In Baghdad, as I write, things are relatively quiet. Today IPT delegate Wade Hudson had a chance to take a limited drive around Baghdad with a driver and a government minder. After passing by the still smoking Ministry of Foreign Affairs building, he drove to a residential neighborhood where he reports having seen a bomb crater 8 to 12 feet deep "in the middle of a wide, divided street. Traffic in one direction was blocked." He also reported passing by "many small homes in the neighborhood with all of their front windows blown out, presumably from the blast that created the crater."

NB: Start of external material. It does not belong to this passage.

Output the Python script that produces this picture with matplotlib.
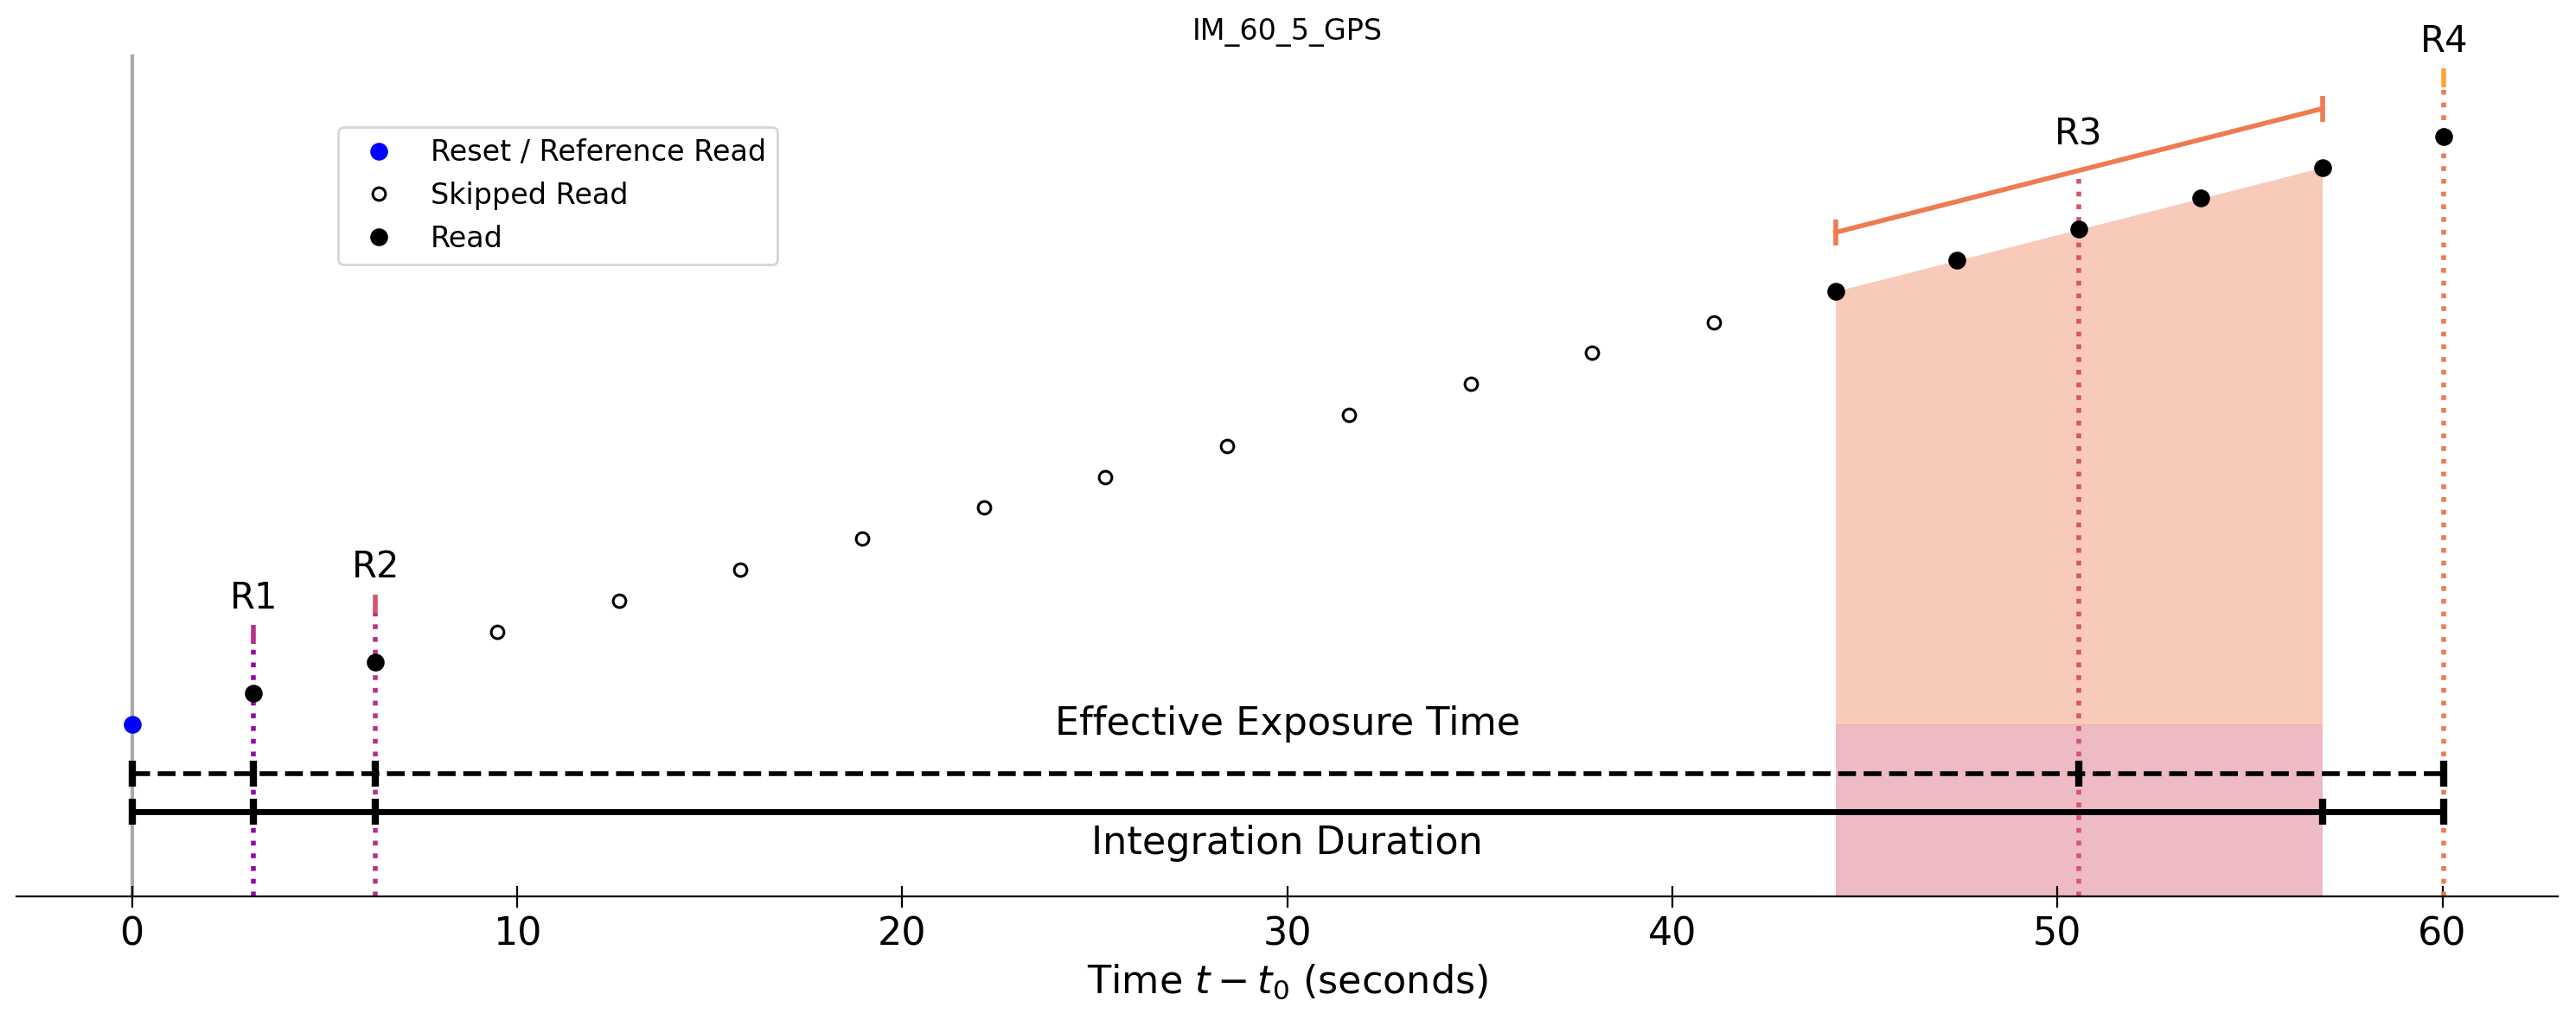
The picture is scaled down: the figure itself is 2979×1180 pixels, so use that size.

A few hours ago, we spoke with Kathy Kelly at the Al Fanar hotel in downtown Baghdad. Kathy told us that they will be going around and visiting some hospitals tomorrow where there are apparently quite a lot of children. It is expected that the worst is yet to come.

This grim forecast is not mitigated by Gen. Tommy Franks' promise earlier today of "a campaign unlike any other in history, a campaign characterized by shock, by surprise, by flexibility, by the employment of precise munitions on a scale never before seen, and by the application of overwhelming force."

We are getting unconfirmed reports of fighting in Basra, Iraq's second largest city. Regretfully, we have no IPT presence outside of Baghdad. We are trying to reach friends in Basra and have had little success. Just two very shaky connections that were terminated after less than a minute.

This war is an explosion of uncertainties. In the recently "liberated" town of Safwan, on the Iraq-Kuwait border, a reporter for the Guardian today may have unwittingly provided a window into the next weeks, months or years in Iraq:

"Yesterday afternoon a truck drove down a side road in the Iraqi town of Safwan, laden with rugs and furniture. Booty or precious possessions? In a day of death, joy and looting, it was hard to know.

"[T]he marines' presence was light. They had not brought food, medicines, or even order. All day hundreds of armoured vehicles poured through the town. But they did not stop, and the looting continued. Every government establishment seemed to be fair game. People covered their faces in shame as they carried books out of a school. Tawfik Mohammed, the headmaster, initially denied his school had been looted, then admitted it.

'This is the result of your entering,' he said. 'Whenever any army enters an area it becomes chaos. We are cautious about the future. We are very afraid.'"

Exactly one month ago, also in Safwan, the Iraq Peace Team released an open letter to members of the United States Military. The letter, read to the press as nearly 100,000 soldiers prepared an invasion just miles away, attempted to provide some measure of clarity in a time of hysteria:

"To U.S. soldiers and sailors: our prayer for every one of you is for a quick return to families and loved ones without having to participate in the horrors of war. We recognize that you have been placed in a position full of anxiety and danger, and we share in the responsibility for you being here. We recognize you are in this position because back home we do not truly govern ourselves - but are instead ruled by a minority who decide questions of war and peace in the interests of the few instead of the many. Our inadequate democracy has led us into deadly quagmires in the past, and now to the brink of another conflict that can only be described as a tragic war of empire."

Today we are neck deep in a conflict millions of us worked tirelessly to stop. Still, the protests grow. As the war-makers threaten a "campaign unlike any other in history," let us continue to match their promise.